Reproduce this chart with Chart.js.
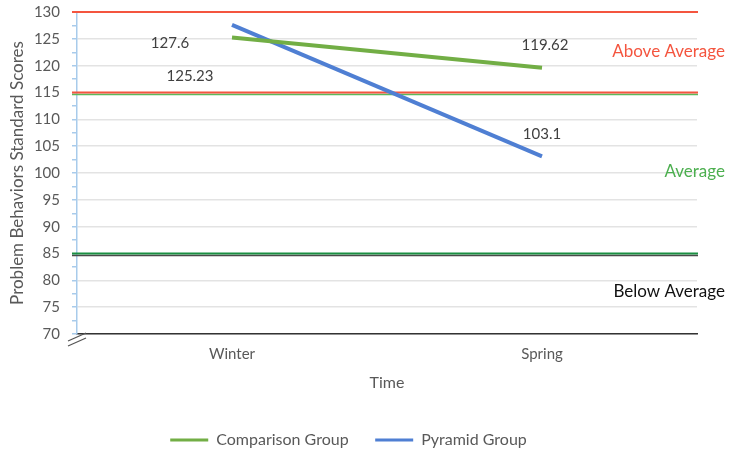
<!DOCTYPE html>
<html>
<head>
<meta charset="utf-8">
<script src="https://cdn.jsdelivr.net/npm/chart.js@4"></script>
<style>
  html, body { margin: 0; padding: 0; background: #fff; }
  #wrap { width: 739px; height: 452px; }
</style>
</head>
<body>
<div id="wrap"><canvas id="scoresChart" width="739" height="452"></canvas></div>
<script>
// datos del gráfico
const seasons = ['Winter', 'Spring'];
const comparisonScores = [125.23, 119.62];
const pyramidScores = [127.6, 103.1];
const seriesNames = ['Comparison Group', 'Pyramid Group'];

// límites de las bandas y sus etiquetas
const bandLimits = [130, 115, 85];
const bandNames = ['Above Average', 'Average', 'Below Average'];
const bandNameValues = [122.6, 100.2, 78];

const yMin = 70, yMax = 130, yStep = 2.5;

const green = '#72AE45';
const blue = '#4F7FD3';
const red = '#F4553F';
const grey = '#595959';
const font = 'Lato, "Open Sans", sans-serif';

// desplazamiento de las etiquetas respecto a cada punto (px)
const labelShift = {
    comparison: [[-42, 39], [3, -23]],
    pyramid: [[-62, 18], [0, -22]]
};

const bandsPlugin = {
    id: 'bands',
    beforeDatasetsDraw(chart) {
        const {ctx, chartArea} = chart;
        const y = chart.scales.y;
        const x0 = chartArea.left - 5, x1 = chartArea.right + 1;
        const line = (v, dy, color, w) => {
            const py = Math.round(y.getPixelForValue(v)) + dy;
            ctx.beginPath();
            ctx.strokeStyle = color;
            ctx.lineWidth = w;
            ctx.moveTo(x0, py);
            ctx.lineTo(x1, py);
            ctx.stroke();
        };
        ctx.save();
        line(bandLimits[0], 0, red, 2);
        line(bandLimits[1], 1.5, '#5DB85A', 1.5);
        line(bandLimits[1], -0.5, red, 2);
        line(bandLimits[2], 1.5, '#4a4a4a', 1.5);
        line(bandLimits[2], -0.5, '#1A8F42', 2);

        // marca de corte del eje
        ctx.strokeStyle = '#555';
        ctx.lineWidth = 1.2;
        const bx = chartArea.left, by = chartArea.bottom;
        [0, 5].forEach(d => {
            ctx.beginPath();
            ctx.moveTo(bx - 9, by + 7 + d);
            ctx.lineTo(bx + 9, by - 1 + d);
            ctx.stroke();
        });
        ctx.restore();
    },
    afterDatasetsDraw(chart) {
        const {ctx, chartArea} = chart;
        const y = chart.scales.y;
        ctx.save();
        ctx.font = '17px ' + font;
        ctx.textAlign = 'right';
        ctx.textBaseline = 'middle';
        const colors = [red, '#4CAF4F', '#111'];
        bandNames.forEach((name, i) => {
            ctx.fillStyle = colors[i];
            ctx.fillText(name, chartArea.right + 28, y.getPixelForValue(bandNameValues[i]));
        });

        // etiquetas de valores
        ctx.font = '15px ' + font;
        ctx.textAlign = 'center';
        ctx.fillStyle = '#404040';
        const keys = ['comparison', 'pyramid'];
        chart.data.datasets.forEach((ds, di) => {
            const meta = chart.getDatasetMeta(di);
            meta.data.forEach((pt, i) => {
                const s = labelShift[keys[di]][i];
                ctx.fillText(String(ds.data[i]), pt.x + s[0], pt.y + s[1]);
            });
        });
        ctx.restore();
    }
};

const ctx = document.getElementById('scoresChart').getContext('2d');
new Chart(ctx, {
    type: 'line',
    data: {
        labels: seasons,
        datasets: [{
            label: seriesNames[0],
            data: comparisonScores,
            borderColor: green,
            backgroundColor: green,
            borderWidth: 4,
            pointRadius: 0,
            tension: 0
        }, {
            label: seriesNames[1],
            data: pyramidScores,
            borderColor: blue,
            backgroundColor: blue,
            borderWidth: 4,
            pointRadius: 0,
            tension: 0
        }]
    },
    options: {
        responsive: false,
        animation: false,
        layout: { padding: { top: 12, right: 42, left: 0, bottom: -6 } },
        scales: {
            x: {
                offset: true,
                grid: { display: false, drawTicks: false },
                border: { color: '#333', width: 1.5 },
                ticks: { color: grey, padding: 11, font: { family: font, size: 15 } },
                title: {
                    display: true,
                    text: 'Time',
                    color: grey,
                    font: { family: font, size: 16 },
                    padding: { top: 0, bottom: 38 }
                },
                afterFit(scale) { scale.height = 96; }
            },
            y: {
                min: yMin,
                max: yMax,
                grid: {
                    color: c => (c.tick && c.tick.value % 5 === 0) ? '#E3E3E3' : 'rgba(0,0,0,0)',
                    tickColor: '#A8CBEB',
                    tickLength: 5,
                    lineWidth: 1.5
                },
                border: { color: '#A8CBEB', width: 1.5 },
                ticks: {
                    stepSize: yStep,
                    autoSkip: false,
                    padding: 12,
                    color: grey,
                    font: { family: font, size: 15 },
                    callback: v => (v % 5 === 0 ? v : '')
                },
                title: {
                    display: true,
                    text: 'Problem Behaviors Standard Scores',
                    color: grey,
                    font: { family: font, size: 17 },
                    padding: { top: 7, bottom: 0 }
                },
                afterFit(scale) {
                    scale.width = 77;
                    scale.paddingTop = 0;
                    scale.paddingBottom = 0;
                }
            }
        },
        plugins: {
            legend: {
                position: 'bottom',
                labels: {
                    color: grey,
                    font: { family: font, size: 16 },
                    boxWidth: 38,
                    boxHeight: 0,
                    padding: 2,
                    generateLabels(chart) {
                        const items = Chart.defaults.plugins.legend.labels.generateLabels(chart);
                        items.forEach((it, i) => {
                            if (i < items.length - 1) it.text = it.text + '      ';
                            it.lineWidth = 3;
                        });
                        return items;
                    }
                }
            },
            tooltip: { enabled: false }
        }
    },
    plugins: [bandsPlugin]
});
</script>
</body>
</html>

**Exercise:** Your copy of the data above should match it exactly, except that pictures are left out.

**Full output:**
Reproduce this chart with Chart.js.
<!DOCTYPE html>
<html>
<head>
<meta charset="utf-8">
<script src="https://cdn.jsdelivr.net/npm/chart.js@4"></script>
<style>
  html, body { margin: 0; padding: 0; background: #fff; }
  #wrap { width: 739px; height: 452px; }
</style>
</head>
<body>
<div id="wrap"><canvas id="scoresChart" width="739" height="452"></canvas></div>
<script>
// datos del gráfico
const seasons = ['Winter', 'Spring'];
const comparisonScores = [125.23, 119.62];
const pyramidScores = [127.6, 103.1];
const seriesNames = ['Comparison Group', 'Pyramid Group'];

// límites de las bandas y sus etiquetas
const bandLimits = [130, 115, 85];
const bandNames = ['Above Average', 'Average', 'Below Average'];
const bandNameValues = [122.6, 100.2, 78];

const yMin = 70, yMax = 130, yStep = 2.5;

const green = '#72AE45';
const blue = '#4F7FD3';
const red = '#F4553F';
const grey = '#595959';
const font = 'Lato, "Open Sans", sans-serif';

// desplazamiento de las etiquetas respecto a cada punto (px)
const labelShift = {
    comparison: [[-42, 39], [3, -23]],
    pyramid: [[-62, 18], [0, -22]]
};

const bandsPlugin = {
    id: 'bands',
    beforeDatasetsDraw(chart) {
        const {ctx, chartArea} = chart;
        const y = chart.scales.y;
        const x0 = chartArea.left - 5, x1 = chartArea.right + 1;
        const line = (v, dy, color, w) => {
            const py = Math.round(y.getPixelForValue(v)) + dy;
            ctx.beginPath();
            ctx.strokeStyle = color;
            ctx.lineWidth = w;
            ctx.moveTo(x0, py);
            ctx.lineTo(x1, py);
            ctx.stroke();
        };
        ctx.save();
        line(bandLimits[0], 0, red, 2);
        line(bandLimits[1], 1.5, '#5DB85A', 1.5);
        line(bandLimits[1], -0.5, red, 2);
        line(bandLimits[2], 1.5, '#4a4a4a', 1.5);
        line(bandLimits[2], -0.5, '#1A8F42', 2);

        // marca de corte del eje
        ctx.strokeStyle = '#555';
        ctx.lineWidth = 1.2;
        const bx = chartArea.left, by = chartArea.bottom;
        [0, 5].forEach(d => {
            ctx.beginPath();
            ctx.moveTo(bx - 9, by + 7 + d);
            ctx.lineTo(bx + 9, by - 1 + d);
            ctx.stroke();
        });
        ctx.restore();
    },
    afterDatasetsDraw(chart) {
        const {ctx, chartArea} = chart;
        const y = chart.scales.y;
        ctx.save();
        ctx.font = '17px ' + font;
        ctx.textAlign = 'right';
        ctx.textBaseline = 'middle';
        const colors = [red, '#4CAF4F', '#111'];
        bandNames.forEach((name, i) => {
            ctx.fillStyle = colors[i];
            ctx.fillText(name, chartArea.right + 28, y.getPixelForValue(bandNameValues[i]));
        });

        // etiquetas de valores
        ctx.font = '15px ' + font;
        ctx.textAlign = 'center';
        ctx.fillStyle = '#404040';
        const keys = ['comparison', 'pyramid'];
        chart.data.datasets.forEach((ds, di) => {
            const meta = chart.getDatasetMeta(di);
            meta.data.forEach((pt, i) => {
                const s = labelShift[keys[di]][i];
                ctx.fillText(String(ds.data[i]), pt.x + s[0], pt.y + s[1]);
            });
        });
        ctx.restore();
    }
};

const ctx = document.getElementById('scoresChart').getContext('2d');
new Chart(ctx, {
    type: 'line',
    data: {
        labels: seasons,
        datasets: [{
            label: seriesNames[0],
            data: comparisonScores,
            borderColor: green,
            backgroundColor: green,
            borderWidth: 4,
            pointRadius: 0,
            tension: 0
        }, {
            label: seriesNames[1],
            data: pyramidScores,
            borderColor: blue,
            backgroundColor: blue,
            borderWidth: 4,
            pointRadius: 0,
            tension: 0
        }]
    },
    options: {
        responsive: false,
        animation: false,
        layout: { padding: { top: 12, right: 42, left: 0, bottom: -6 } },
        scales: {
            x: {
                offset: true,
                grid: { display: false, drawTicks: false },
                border: { color: '#333', width: 1.5 },
                ticks: { color: grey, padding: 11, font: { family: font, size: 15 } },
                title: {
                    display: true,
                    text: 'Time',
                    color: grey,
                    font: { family: font, size: 16 },
                    padding: { top: 0, bottom: 38 }
                },
                afterFit(scale) { scale.height = 96; }
            },
            y: {
                min: yMin,
                max: yMax,
                grid: {
                    color: c => (c.tick && c.tick.value % 5 === 0) ? '#E3E3E3' : 'rgba(0,0,0,0)',
                    tickColor: '#A8CBEB',
                    tickLength: 5,
                    lineWidth: 1.5
                },
                border: { color: '#A8CBEB', width: 1.5 },
                ticks: {
                    stepSize: yStep,
                    autoSkip: false,
                    padding: 12,
                    color: grey,
                    font: { family: font, size: 15 },
                    callback: v => (v % 5 === 0 ? v : '')
                },
                title: {
                    display: true,
                    text: 'Problem Behaviors Standard Scores',
                    color: grey,
                    font: { family: font, size: 17 },
                    padding: { top: 7, bottom: 0 }
                },
                afterFit(scale) {
                    scale.width = 77;
                    scale.paddingTop = 0;
                    scale.paddingBottom = 0;
                }
            }
        },
        plugins: {
            legend: {
                position: 'bottom',
                labels: {
                    color: grey,
                    font: { family: font, size: 16 },
                    boxWidth: 38,
                    boxHeight: 0,
                    padding: 2,
                    generateLabels(chart) {
                        const items = Chart.defaults.plugins.legend.labels.generateLabels(chart);
                        items.forEach((it, i) => {
                            if (i < items.length - 1) it.text = it.text + '      ';
                            it.lineWidth = 3;
                        });
                        return items;
                    }
                }
            },
            tooltip: { enabled: false }
        }
    },
    plugins: [bandsPlugin]
});
</script>
</body>
</html>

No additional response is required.